In Greek, feminine and masculine forms are not fully interchangeable.  For instance, the word for brother (adelphos) and sister (adelphia) are the same word but with different genders.  So, if we were to use the Greek form in English, sister would be “brotheress.”  Yet, we know that brothers and sisters are not interchangeable.

Yet, we must not ignore that John used the word kyria and not gune.  Through kyria, John wants us to see the church, the elect “lady,” kyria, as inseparable from her Lord, Kyrios.  This is the only place in the New Testament where kyria is used.

Referring to the Church, the Apostle Paul wrote, “But the Jerusalem above is free, and she is our mother” (Galatians 4:26).  The Shepherd of Hermas, a 2nd century Christian document, refers to the Church as kyria (Vision 2.4 and 3.1).  And so, when we are given spiritual birth through the water and the Word in the Church, we, too, are to be inseparable from our Lord.  For the Church’s Lord is then our Lord.  This communion is so real that we, as the Apostle Peter writes, “become partakers of the divine nature” (2 Peter 1:4).

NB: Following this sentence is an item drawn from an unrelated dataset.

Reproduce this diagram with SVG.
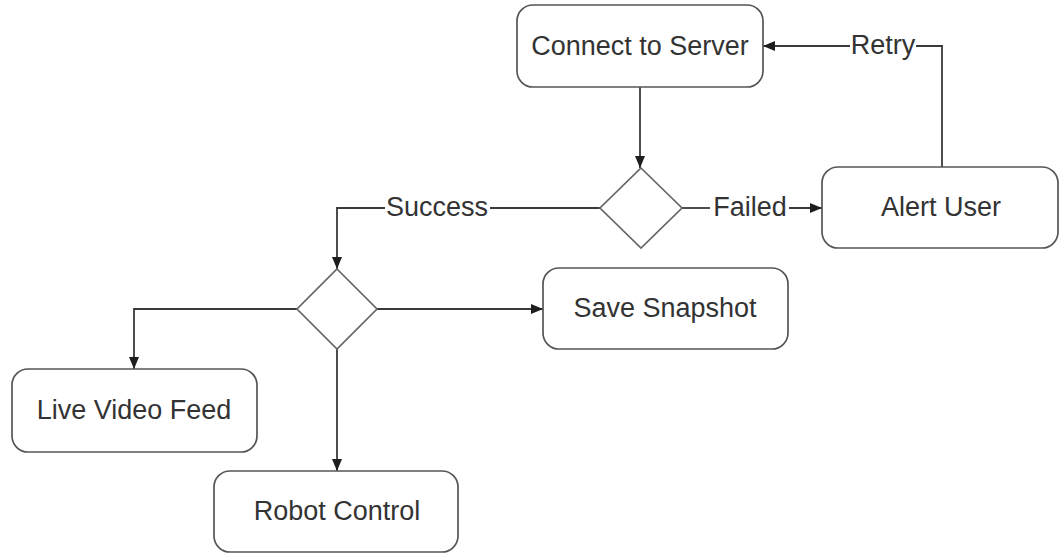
<svg xmlns="http://www.w3.org/2000/svg" width="1060" height="554" viewBox="0 0 1060 554">
<style>
.box{fill:#fff;stroke:#555;stroke-width:1.7}
.dia{fill:#fff;stroke:#666;stroke-width:1.7}
.edge{fill:none;stroke:#3a3a3a;stroke-width:1.8}
text{font-family:"Liberation Sans",Arial,sans-serif;font-size:27px;fill:#333;text-anchor:middle}
</style>
<defs>
<marker id="arr" markerUnits="userSpaceOnUse" markerWidth="13" markerHeight="11" refX="12" refY="5.5" orient="auto">
<path d="M0,0.5 L12,5.5 L0,10.5 z" fill="#1e1e1e"/>
</marker>
</defs>
<g id="connectors">
<path class="edge" d="M640,87 V168" marker-end="url(#arr)"/>
<path class="edge" d="M682,208 H710"/>
<path class="edge" d="M789,208 H822" marker-end="url(#arr)"/>
<path class="edge" d="M942,167 V46 H916"/>
<path class="edge" d="M850,46 H763" marker-end="url(#arr)"/>
<path class="edge" d="M600,208 H490"/>
<path class="edge" d="M385,208 H337 V269" marker-end="url(#arr)"/>
<path class="edge" d="M377,309 H543" marker-end="url(#arr)"/>
<path class="edge" d="M297,309 H134 V369" marker-end="url(#arr)"/>
<path class="edge" d="M337,349 V471" marker-end="url(#arr)"/>
<text x="883" y="54">Retry</text>
<text x="750" y="216">Failed</text>
<text x="437" y="216">Success</text>
</g>
<g id="connect">
<rect class="box" x="517" y="5" width="246" height="82" rx="16"/>
<text x="640" y="55">Connect to Server</text>
</g>
<g id="decision1">
<polygon class="dia" points="641,168 682,208 641,248 600,208"/>
</g>
<g id="alert">
<rect class="box" x="822" y="167" width="236" height="81" rx="16"/>
<text x="941" y="216">Alert User</text>
</g>
<g id="decision2">
<polygon class="dia" points="337,269 377,309 337,349 297,309"/>
</g>
<g id="save">
<rect class="box" x="543" y="268" width="245" height="81" rx="16"/>
<text x="665" y="317">Save Snapshot</text>
</g>
<g id="live">
<rect class="box" x="12" y="369" width="245" height="83" rx="16"/>
<text x="134" y="419">Live Video Feed</text>
</g>
<g id="robot">
<rect class="box" x="214" y="471" width="244" height="81" rx="16"/>
<text x="337" y="520">Robot Control</text>
</g>
</svg>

This is a truth that we can only take in when we see the Church, not simply in the feminine gender as gune, but intimately connected to her Lord as kyria.

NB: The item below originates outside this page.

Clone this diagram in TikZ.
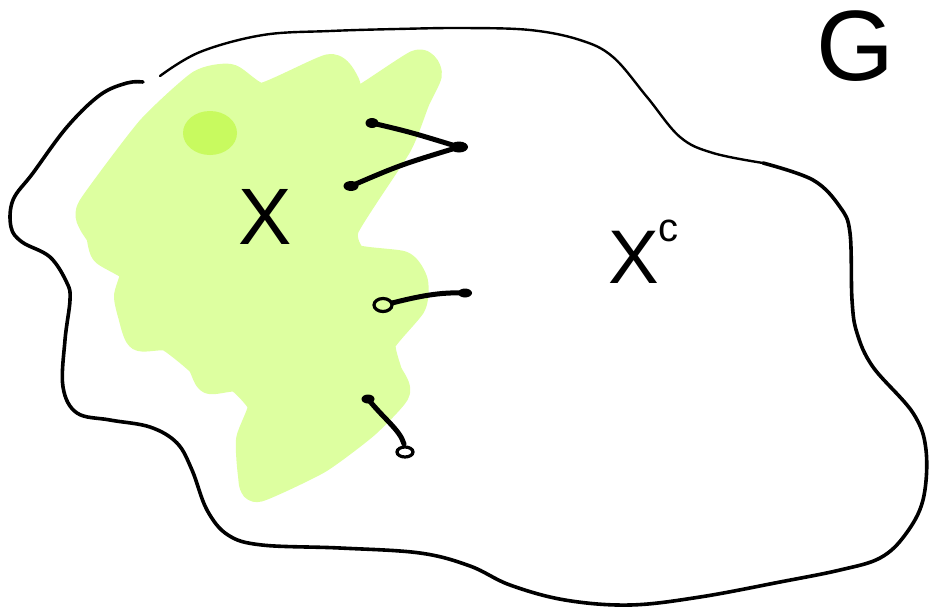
\documentclass[tikz,border=0pt]{standalone}
\usepackage{fontspec}
\setmainfont{Liberation Sans}
\definecolor{greenL}{RGB}{221,255,160}
\definecolor{greenD}{RGB}{200,250,95}
\tikzset{
  outline/.style={draw=black,line width=3.6pt,line cap=round,line join=round},
  blob/.style={fill=greenL,draw=greenL,line width=28pt,line join=round},
  edgeline/.style={draw=black,line width=5pt,line cap=round},
  enddot/.style={fill=black},
  endloop/.style={draw=black,fill=greenL,line width=3.2pt},
  lbl/.style={inner sep=0pt,text=black}
}
\begin{document}
\begin{tikzpicture}[x=1pt,y=-1pt]
\useasboundingbox (0,0) rectangle (931,611);
% green region X
\path[blob] plot[smooth cycle,tension=0.35] coordinates {
 (92,207) (150,130) (200,84) (230,78) (262,97) (330,68) (346,84) (352,105)
 (417,64) (428,74) (416,100) (398,145) (345,228) (354,258) (402,265) (414,282)
 (412,305) (382,342) (388,372) (396,392) (365,425) (318,460) (258,488) (252,475)
 (250,440) (262,405) (238,378) (210,380) (200,362) (168,337) (140,337) (132,315)
 (128,296) (134,270) (105,252) (100,235) (92,222)};
\fill[greenD] (210,133) ellipse [x radius=27, y radius=22];
% outline of G
\draw[outline,line width=2.4pt] plot[smooth,tension=0.6] coordinates {
 (160,76) (200,52) (263,35) (330,31) (397,29) (463,28) (530,30) (580,40)
 (613,57) (647,97) (680,137) (713,153) (763,163)};
\draw[outline] plot[smooth,tension=0.6] coordinates {
 (763,163) (813,180) (840,207) (850,233) (852,300) (857,333) (873,367) (913,413)
 (926,450) (923,500) (905,535) (880,558) (840,570) (780,582) (700,597) (630,605)
 (565,600) (510,585) (470,566) (420,553) (340,548) (262,545) (228,535) (207,510)
 (192,470) (177,443) (150,427) (110,420) (77,413) (63,387) (65,340) (70,300)
 (67,283) (50,257) (22,242) (11,227) (13,200) (33,173) (67,127) (100,95) (127,83) (143,82)};
% edges
\coordinate (e1a) at (372,123);
\coordinate (e1b) at (459,147);
\coordinate (e2a) at (351,186);
\coordinate (e3a) at (383,305);
\coordinate (e3s) at (392,303);
\coordinate (e3b) at (465,293);
\coordinate (e4a) at (368,399);
\coordinate (e4b) at (405,452);
\coordinate (e4s) at (404,444);
\draw[edgeline] (e1a) .. controls (410,132) .. (e1b);
\draw[edgeline] (e2a) .. controls (400,165) .. (e1b);
\draw[edgeline] (e3s) .. controls (420,296) and (440,292) .. (e3b);
\draw[edgeline] (e4a) .. controls (385,420) and (400,430) .. (e4s);
\fill[enddot] (e1a) ellipse [x radius=6.5, y radius=5];
\fill[enddot] (e1b) ellipse [x radius=9, y radius=5.5];
\fill[enddot] (e2a) ellipse [x radius=7.5, y radius=5];
\fill[enddot] (e3b) ellipse [x radius=7, y radius=4.5];
\fill[enddot] (e4a) ellipse [x radius=6.5, y radius=4.5];
\draw[endloop] (e3a) ellipse [x radius=9, y radius=6.5];
\draw[endloop,fill=white] (e4b) ellipse [x radius=8, y radius=5];
% labels
\node[lbl,font=\fontsize{100}{100}\selectfont] (G) at (855,46) {G};
\node[lbl,font=\fontsize{80}{80}\selectfont] (X) at (265,217) {X};
\node[lbl,font=\fontsize{76}{76}\selectfont,anchor=base west] (Xc) at (608,283) {X\raisebox{42pt}{\fontsize{40}{40}\selectfont c}};
\end{tikzpicture}
\end{document}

–          What implications does this have for “not neglecting to meet together… but encouraging one another, and all the more as you see the Day drawing near” (Hebrews 10:25)?

 

–          Remembering the Gnostic heresy that John was combating, what is he doing by calling Jesus “the Father’s Son”?

 

Read 2 John 1:4-6

–          If some of the elect lady’s children were waking in the truth, what we others doing?

 

–          What is John asserting when he said, “Not as though I were writing to you a new commandment”?

 

–          How were some breaking the bond of love?

 

Read 2 John 1:7-8

–          Deceivers had replaced the real Jesus with a false one, in their case, a Jesus who did not become incarnate “in the flesh.”  Do we still have antichrist’s today?

 

–          In verse 8, John writes, “Watch yourselves, so that you my not love what we have worked for.”  Who is “you”?  Who is “we”?

 

–          What had the “we,” of whom John spoke, worked for?

 

Read 2 John 1:9-13

–          What happens if one does not remain in the doctrine of Christ?

 

–          How should someone treat a teacher in the church who doesn’t bring “the doctrine of Christ”?

The apostle ends his letter by saying that, because he has far more to say than he can put into a letter, he hopes to soon visit the church to whom he writes (v. 12).  He finishes with a greeting from the church–probably in Ephesus–in which he was staying (vs. 13).